To do: Note each line where "with" appears, and copy it.

┄┄┄┄┄┄┄┄┄┄

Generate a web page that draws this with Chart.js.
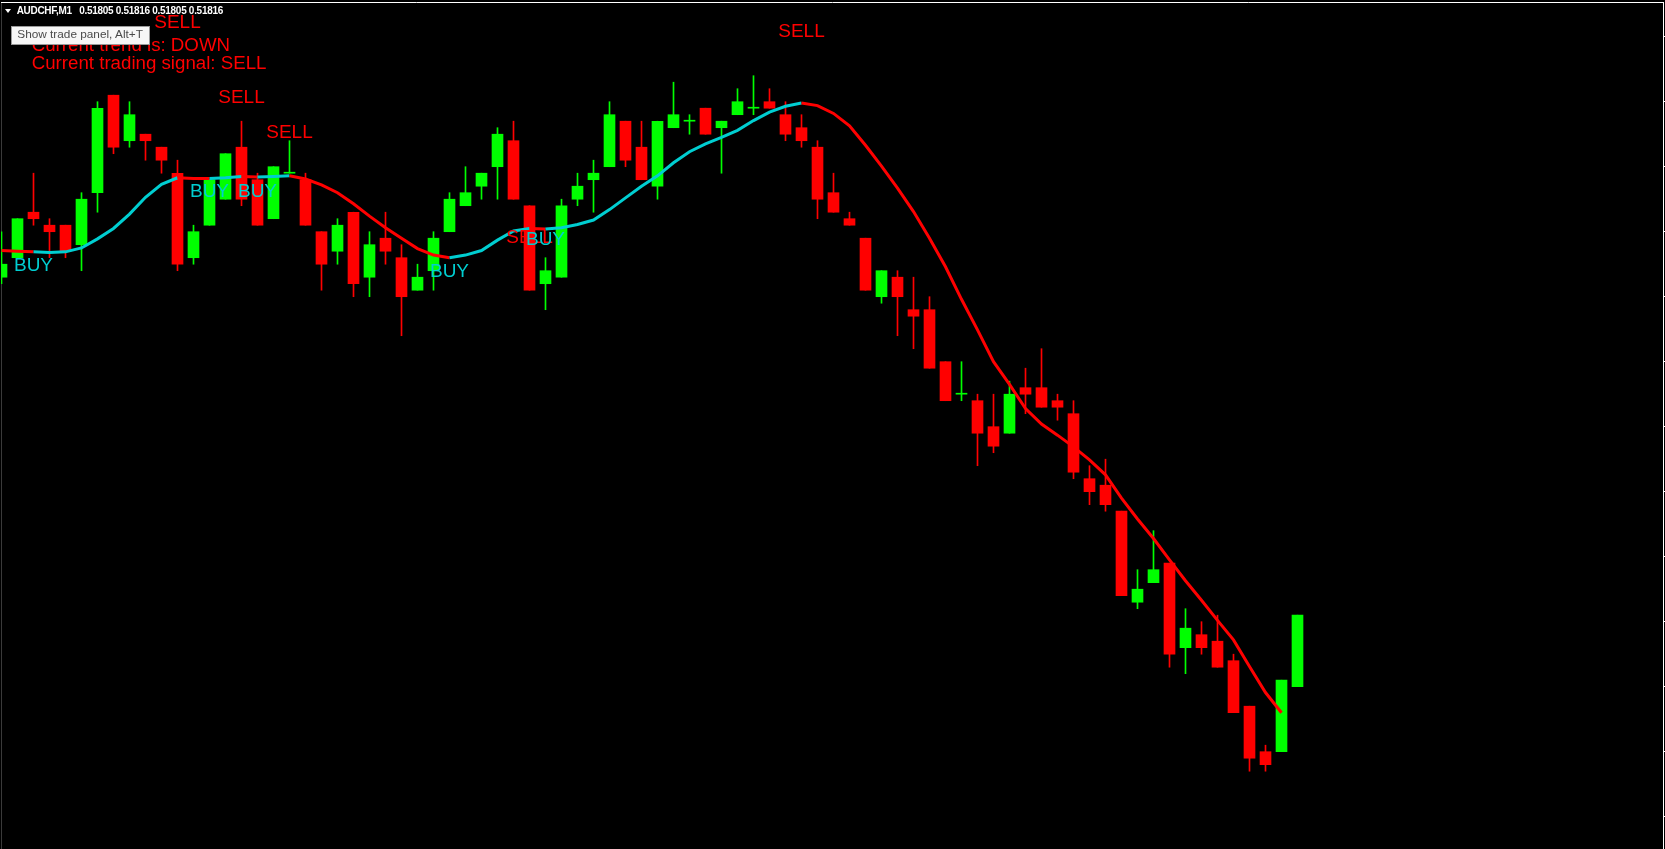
<!DOCTYPE html>
<html>
<head>
<meta charset="utf-8">
<script src="https://cdn.jsdelivr.net/npm/chart.js@4.4.1/dist/chart.umd.min.js"></script>
<style>
  html, body { margin: 0; padding: 0; background: #000; overflow: hidden; }
  #wrap { position: relative; width: 1665px; height: 849px; background: #000; }
  #c { position: absolute; left: 0; top: 0; }
  .t { position: absolute; white-space: pre; font-family: "Liberation Sans", Arial, sans-serif; }
  #tri { position: absolute; left: 5px; top: 9px; width: 0; height: 0;
         border-left: 3px solid transparent; border-right: 3px solid transparent; border-top: 4px solid #fff; }
  #tipbox { position: absolute; left: 11px; top: 26px; width: 139px; height: 19px; box-sizing: border-box;
            background: #f7f7f7; border: 1px solid #9a9a9a; }
</style>
</head>
<body>
<div id="wrap">
  <canvas id="c" width="1665" height="849"></canvas>
  <div class="t" id="trendTxt" style="left:31.7px; top:35.9px; font-size:18.7px; line-height:18.7px; color:#ff0000;">Current trend is: DOWN</div>
  <div class="t" id="signalTxt" style="left:31.7px; top:54.2px; font-size:18.7px; line-height:18.7px; color:#ff0000;">Current trading signal: SELL</div>
  <div id="tipbox"></div>
  <div class="t" id="tipTxt" style="left:17.3px; top:29.4px; font-size:11.8px; line-height:11.8px; color:#4a4a4a;">Show trade panel, Alt+T</div>
  <div id="tri"></div>
  <div class="t" id="symTxt" style="left:16.7px; top:5.6px; font-size:10px; line-height:10px; letter-spacing:-0.3px; font-weight:bold; color:#fff;"></div>
  <div class="t" id="ohlcTxt" style="left:79.3px; top:5.6px; font-size:10px; line-height:10px; letter-spacing:-0.3px; font-weight:bold; color:#fff;"></div>
</div>
<script>
// ---------------- data ----------------
const symbol = 'AUDCHF,M1';
const opens  = [0.51868,0.51871,0.51878,0.51876,0.51876,0.51873,0.51881,0.51896,0.51889,0.51890,
                0.51888,0.51884,0.51871,0.51876,0.51880,0.51888,0.51883,0.51877,0.51884,0.51883,
                0.51875,0.51872,0.51878,0.51868,0.51874,0.51871,0.51866,0.51869,0.51875,0.51879,
                0.51882,0.51885,0.51889,0.51879,0.51867,0.51868,0.51880,0.51883,0.51885,0.51892,
                0.51888,0.51882,0.51891,0.51892,0.51894,0.51891,0.51893,0.51894,0.51895,0.51893,
                0.51891,0.51888,0.51881,0.51877,0.51874,0.51865,0.51868,0.51863,0.51863,0.51855,
                0.51850,0.51849,0.51845,0.51844,0.51851,0.51851,0.51849,0.51847,0.51837,0.51836,
                0.51832,0.51818,0.51821,0.51824,0.51811,0.51813,0.51812,0.51809,0.51802,0.51795,
                0.51795,0.51805];
const highs  = [0.51875,0.51877,0.51884,0.51877,0.51876,0.51881,0.51895,0.51896,0.51895,0.51890,
                0.51888,0.51886,0.51876,0.51883,0.51887,0.51892,0.51884,0.51885,0.51889,0.51884,
                0.51875,0.51877,0.51878,0.51875,0.51878,0.51873,0.51870,0.51875,0.51881,0.51885,
                0.51884,0.51891,0.51892,0.51879,0.51871,0.51880,0.51884,0.51886,0.51895,0.51892,
                0.51892,0.51892,0.51898,0.51893,0.51894,0.51892,0.51897,0.51899,0.51897,0.51895,
                0.51893,0.51889,0.51884,0.51878,0.51874,0.51869,0.51869,0.51868,0.51865,0.51855,
                0.51855,0.51850,0.51850,0.51852,0.51854,0.51857,0.51850,0.51849,0.51839,0.51840,
                0.51832,0.51823,0.51829,0.51824,0.51817,0.51815,0.51816,0.51810,0.51802,0.51796,
                0.51806,0.51816];
const lows   = [0.51867,0.51871,0.51876,0.51871,0.51871,0.51869,0.51878,0.51887,0.51888,0.51886,
                0.51884,0.51869,0.51870,0.51876,0.51880,0.51879,0.51876,0.51877,0.51884,0.51876,
                0.51866,0.51870,0.51865,0.51865,0.51870,0.51859,0.51866,0.51866,0.51875,0.51879,
                0.51880,0.51880,0.51880,0.51866,0.51863,0.51868,0.51879,0.51878,0.51885,0.51885,
                0.51883,0.51880,0.51891,0.51890,0.51890,0.51884,0.51893,0.51893,0.51894,0.51889,
                0.51888,0.51877,0.51878,0.51876,0.51866,0.51864,0.51859,0.51857,0.51854,0.51849,
                0.51849,0.51839,0.51841,0.51844,0.51847,0.51848,0.51846,0.51837,0.51833,0.51832,
                0.51819,0.51817,0.51821,0.51808,0.51807,0.51810,0.51808,0.51801,0.51792,0.51792,
                0.51795,0.51805];
const closes = [0.51870,0.51877,0.51877,0.51875,0.51872,0.51880,0.51894,0.51888,0.51893,0.51889,
                0.51886,0.51870,0.51875,0.51883,0.51887,0.51880,0.51876,0.51885,0.51884,0.51876,
                0.51870,0.51876,0.51867,0.51873,0.51872,0.51865,0.51868,0.51874,0.51880,0.51881,
                0.51884,0.51890,0.51880,0.51866,0.51869,0.51879,0.51882,0.51884,0.51893,0.51886,
                0.51883,0.51892,0.51893,0.51892,0.51890,0.51892,0.51895,0.51894,0.51894,0.51890,
                0.51889,0.51880,0.51878,0.51876,0.51866,0.51869,0.51865,0.51862,0.51854,0.51849,
                0.51850,0.51844,0.51842,0.51850,0.51850,0.51848,0.51848,0.51838,0.51835,0.51833,
                0.51819,0.51820,0.51823,0.51810,0.51814,0.51811,0.51808,0.51801,0.51794,0.51793,
                0.51806,0.51816];
// trend moving average (one value per bar, none on the forming bar)
const maValues = [0.518721,0.518720,0.518719,0.518718,0.518719,0.518725,0.518739,0.518755,0.518777,0.518803,
                  0.518823,0.518833,0.518832,0.518832,0.518833,0.518835,0.518834,0.518835,0.518836,0.518831,
                  0.518822,0.518810,0.518793,0.518774,0.518756,0.518740,0.518724,0.518714,0.518710,0.518714,
                  0.518721,0.518737,0.518751,0.518755,0.518754,0.518756,0.518761,0.518768,0.518784,0.518802,
                  0.518820,0.518836,0.518856,0.518873,0.518885,0.518895,0.518906,0.518921,0.518934,0.518943,
                  0.518948,0.518944,0.518932,0.518913,0.518883,0.518851,0.518817,0.518781,0.518740,0.518696,
                  0.518646,0.518599,0.518550,0.518515,0.518478,0.518454,0.518437,0.518419,0.518399,0.518376,
                  0.518340,0.518308,0.518278,0.518245,0.518213,0.518183,0.518152,0.518122,0.518081,0.518041,
                  0.518010,null];
// signals: bar index, type, price where the label sits
const signalBars   = [2, 11, 13, 15, 16, 18, 28, 33, 34, 50];
const signalTypes  = ['BUY','SELL','BUY','SELL','BUY','SELL','BUY','SELL','BUY','SELL'];
const signalPrices = [0.518689,0.519063,0.518804,0.518948,0.518804,0.518894,0.518681,0.518732,0.518730,0.519049];
// price-axis tick values
const tickValues = [0.51905,0.51895,0.51885,0.51875,0.51865,0.51855,0.51845,0.51835,0.51825,0.51815,0.51805,0.51795,0.51785];

// ---------------- styling ----------------
const GREEN = '#00ff00', RED = '#ff0000', CYAN = '#00ced1';
const barIndex = opens.map((_, i) => i);

document.getElementById('symTxt').textContent = symbol;
const last = opens.length - 1;
document.getElementById('ohlcTxt').textContent =
  [opens[last], highs[last], lows[last], closes[last]].map(v => v.toFixed(5)).join(' ');

function trendAt(k) {
  let t = 'SELL';
  for (let i = 0; i < signalBars.length; i++) if (signalBars[i] <= k) t = signalTypes[i];
  return t;
}
const candleColor = ctx => closes[ctx.dataIndex] >= opens[ctx.dataIndex] ? GREEN : RED;

const signalLabels = {
  id: 'signalLabels',
  afterDatasetsDraw(chart) {
    const { ctx, scales: { x, y } } = chart;
    ctx.save();
    ctx.font = '19px "Liberation Sans", Arial, sans-serif';
    ctx.textAlign = 'center';
    ctx.textBaseline = 'alphabetic';
    signalBars.forEach((b, i) => {
      ctx.fillStyle = signalTypes[i] === 'BUY' ? CYAN : RED;
      ctx.fillText(signalTypes[i], x.getPixelForValue(b), y.getPixelForValue(signalPrices[i]));
    });
    ctx.restore();
  }
};

new Chart(document.getElementById('c'), {
  type: 'bar',
  data: {
    datasets: [
      {
        type: 'line',
        label: 'Trend MA',
        data: barIndex.map(i => ({ x: i, y: maValues[i] })),
        borderColor: RED,
        borderWidth: 3,
        pointRadius: 0,
        tension: 0,
        segment: { borderColor: c => trendAt(c.p0DataIndex) === 'BUY' ? CYAN : RED },
        yAxisID: 'y', xAxisID: 'x',
        order: 0
      },
      {
        label: 'Body',
        data: barIndex.map(i => ({ x: i, y: [opens[i], closes[i]] })),
        backgroundColor: candleColor,
        borderWidth: 0,
        barThickness: 11,
        minBarLength: 1,
        grouped: false,
        yAxisID: 'y', xAxisID: 'x',
        order: 1
      },
      {
        label: 'Wick',
        data: barIndex.map(i => ({ x: i, y: [lows[i], highs[i]] })),
        backgroundColor: candleColor,
        borderWidth: 0,
        barThickness: 1,
        minBarLength: 1,
        grouped: false,
        yAxisID: 'y', xAxisID: 'x',
        order: 2
      }
    ]
  },
  options: {
    responsive: false,
    animation: false,
    devicePixelRatio: 1,
    events: [],
    layout: { padding: { top: 2, left: 1, right: 0, bottom: 0 } },
    plugins: { legend: { display: false }, tooltip: { enabled: false }, title: { display: false } },
    scales: {
      y: {
        type: 'linear', position: 'right',
        min: 0.5178003, max: 0.5191034, bounds: 'data', beginAtZero: false,
        afterBuildTicks: axis => { axis.ticks = tickValues.map(v => ({ value: v })); },
        grid: { display: true, drawOnChartArea: false, drawTicks: true, tickLength: 2, color: '#ffffff', lineWidth: 1 },
        border: { display: true, color: '#ffffff', width: 1 },
        ticks: { display: false }
      },
      yLeft: {
        type: 'linear', position: 'left', axis: 'y',
        grid: { display: false, drawTicks: false, tickLength: 0 },
        border: { display: true, color: '#3a3a3a', width: 1 },
        ticks: { display: false }
      },
      x: {
        type: 'linear', position: 'top',
        min: -0.03125, max: 103.84375, bounds: 'data', offset: false,
        grid: { display: false, offset: false, drawTicks: false, tickLength: 0 },
        border: { display: true, color: '#ffffff', width: 1 },
        ticks: { display: false }
      }
    }
  },
  plugins: [signalLabels]
});
</script>
</body>
</html>
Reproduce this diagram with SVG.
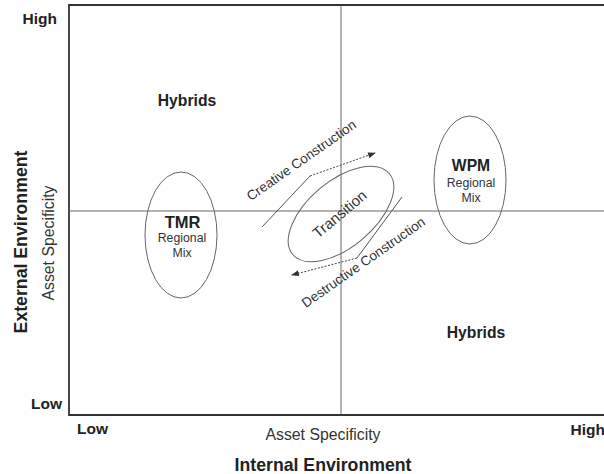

┄┄┄┄┄┄┄┄┄┄

Task answer:
Generate a web page that draws this with Chart.js.
Reproduce this diagram with SVG.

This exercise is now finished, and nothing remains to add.